In statistics, logistic regression, or logit regression, or logit model is a regression model where the dependent variable (DV) is categorical. This article covers the case of a binary dependent variable—that is, where it can take only two values, "0" and "1", which represent outcomes such as pass/fail, win/lose, alive/dead or healthy/sick. Cases where the dependent variable has more than two outcome categories may be analysed in multinomial logistic regression, or, if the multiple categories are ordered, in ordinal logistic regression. In the terminology of economics, logistic regression is an example of a qualitative response/discrete choice model.
Logistic regression was developed by statistician David Cox in 1958. The binary logistic model is used to estimate the probability of a binary response based on one or more predictor (or independent) variables (features). It allows one to say that the presence of a risk factor increases the probability of a given outcome by a specific percentage.

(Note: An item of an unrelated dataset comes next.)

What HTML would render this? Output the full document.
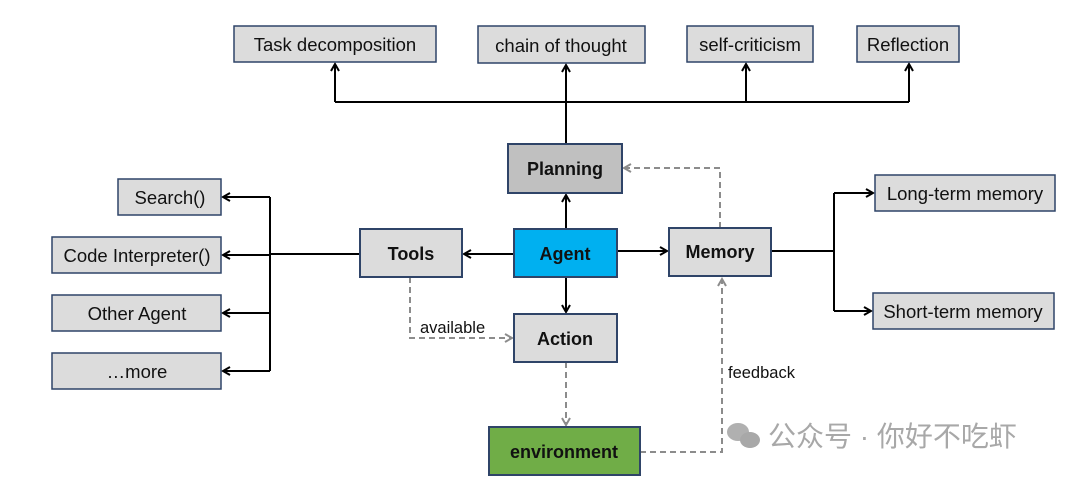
<!DOCTYPE html>
<html><head><meta charset="utf-8"><style>
body{margin:0;background:#fff;}
svg text{font-family:"Liberation Sans",Arial,sans-serif;}
</style></head><body>
<svg width="1080" height="479" viewBox="0 0 1080 479" xmlns="http://www.w3.org/2000/svg">
<defs>
<marker id="a" markerWidth="10" markerHeight="10" refX="8" refY="5" orient="auto" markerUnits="userSpaceOnUse"><path d="M1,1 L8,5 L1,9" fill="none" stroke="#000" stroke-width="2"/></marker>
<marker id="g" markerWidth="10" markerHeight="10" refX="8" refY="5" orient="auto" markerUnits="userSpaceOnUse"><path d="M1,1 L8,5 L1,9" fill="none" stroke="#8c8c8c" stroke-width="2"/></marker>
</defs>
<g stroke="#000" stroke-width="2" fill="none">
<path d="M566,144 V102"/>
<path d="M335,102 H909"/>
<path d="M335,102 V64" marker-end="url(#a)"/>
<path d="M566,102 V65" marker-end="url(#a)"/>
<path d="M746,102 V64" marker-end="url(#a)"/>
<path d="M909,102 V64" marker-end="url(#a)"/>
<path d="M566,229 V195" marker-end="url(#a)"/>
<path d="M514,254 H464" marker-end="url(#a)"/>
<path d="M617,251 H667" marker-end="url(#a)"/>
<path d="M566,277 V312" marker-end="url(#a)"/>
<path d="M360,254 H270"/>
<path d="M270,197 V371"/>
<path d="M270,197 H223" marker-end="url(#a)"/>
<path d="M270,255 H223" marker-end="url(#a)"/>
<path d="M270,313 H223" marker-end="url(#a)"/>
<path d="M270,371 H223" marker-end="url(#a)"/>
<path d="M771,251 H834"/>
<path d="M834,193 V311"/>
<path d="M834,193 H873" marker-end="url(#a)"/>
<path d="M834,311 H871" marker-end="url(#a)"/>
</g>
<g stroke="#8c8c8c" stroke-width="2" fill="none" stroke-dasharray="6,4">
<path d="M720,228 V168 H624" marker-end="url(#g)"/>
<path d="M410,277 V338 H512" marker-end="url(#g)"/>
<path d="M566,362 V425" marker-end="url(#g)"/>
<path d="M640,452 H722 V279" marker-end="url(#g)"/>
</g>
<g stroke="#2f4468" stroke-width="1.5">
<rect x="234" y="26" width="202" height="36" fill="#dcdcdc"/>
<rect x="478" y="26" width="167" height="37" fill="#dcdcdc"/>
<rect x="687" y="26" width="126" height="36" fill="#dcdcdc"/>
<rect x="857" y="26" width="102" height="36" fill="#dcdcdc"/>
<rect x="508" y="144" width="114" height="49" fill="#c0c0c0" stroke-width="2"/>
<rect x="514" y="229" width="103" height="48" fill="#00b0f0" stroke-width="2"/>
<rect x="360" y="229" width="102" height="48" fill="#dcdcdc" stroke-width="2"/>
<rect x="669" y="228" width="102" height="48" fill="#dcdcdc" stroke-width="2"/>
<rect x="514" y="314" width="103" height="48" fill="#dcdcdc" stroke-width="2"/>
<rect x="489" y="427" width="151" height="48" fill="#70ad47" stroke-width="2"/>
<rect x="118" y="179" width="103" height="36" fill="#dcdcdc"/>
<rect x="52" y="237" width="169" height="36" fill="#dcdcdc"/>
<rect x="52" y="295" width="169" height="36" fill="#dcdcdc"/>
<rect x="52" y="353" width="169" height="36" fill="#dcdcdc"/>
<rect x="875" y="175" width="180" height="36" fill="#dcdcdc"/>
<rect x="873" y="293" width="181" height="36" fill="#dcdcdc"/>
</g>
<g font-size="18.5" fill="#111" text-anchor="middle">
<text x="335" y="51">Task decomposition</text>
<text x="561" y="52">chain of thought</text>
<text x="750" y="51">self-criticism</text>
<text x="908" y="51">Reflection</text>
<text x="170" y="204">Search()</text>
<text x="137" y="262">Code Interpreter()</text>
<text x="137" y="320">Other Agent</text>
<text x="137" y="378">…more</text>
<text x="965" y="200">Long-term memory</text>
<text x="963" y="318">Short-term memory</text>
</g>
<g font-size="18" font-weight="bold" fill="#111" text-anchor="middle">
<text x="565" y="175">Planning</text>
<text x="565" y="260">Agent</text>
<text x="411" y="260">Tools</text>
<text x="720" y="258">Memory</text>
<text x="565" y="345">Action</text>
<text x="564" y="458">environment</text>
</g>
<text x="420" y="333" font-size="16.5" fill="#111">available</text>
<text x="728" y="378" font-size="16.5" fill="#111">feedback</text>
<g fill="#b0b0b0">
<ellipse cx="738" cy="432" rx="11" ry="9"/>
<ellipse cx="750" cy="440" rx="10" ry="8" fill="#a8a8a8"/>
</g>
<text x="768" y="446" font-size="28" fill="#a8a8a8" style='font-family:"Liberation Sans","Noto Sans CJK SC",sans-serif'>公众号 · 你好不吃虾</text>
</svg>
</body></html>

Logistic regression is used in various fields, including machine learning, most medical fields, and social sciences. For example, the Trauma and Injury Severity Score (TRISS), which is widely used to predict mortality in injured patients, was originally developed by Boyd et al. using logistic regression. Many other medical scales used to assess severity of a patient have been developed using logistic regression. Logistic regression may be used to predict whether a patient has a given disease (e.g. diabetes; coronary heart disease), based on observed characteristics of the patient (age, sex, body mass index, results of various blood tests, etc.). Another example might be to predict whether an American voter will vote Democratic or Republican, based on age, income, sex, race, state of residence, votes in previous elections, etc. The technique can also be used in engineering, especially for predicting the probability of failure of a given process, system or product. It is also used in marketing applications such as prediction of a customer's propensity to purchase a product or halt a subscription, etc. In economics it can be used to predict the likelihood of a person's choosing to be in the labor force, and a business application would be to predict the likelihood of a homeowner defaulting on a mortgage. Conditional random fields, an extension of logistic regression to sequential data, are used in natural language processing.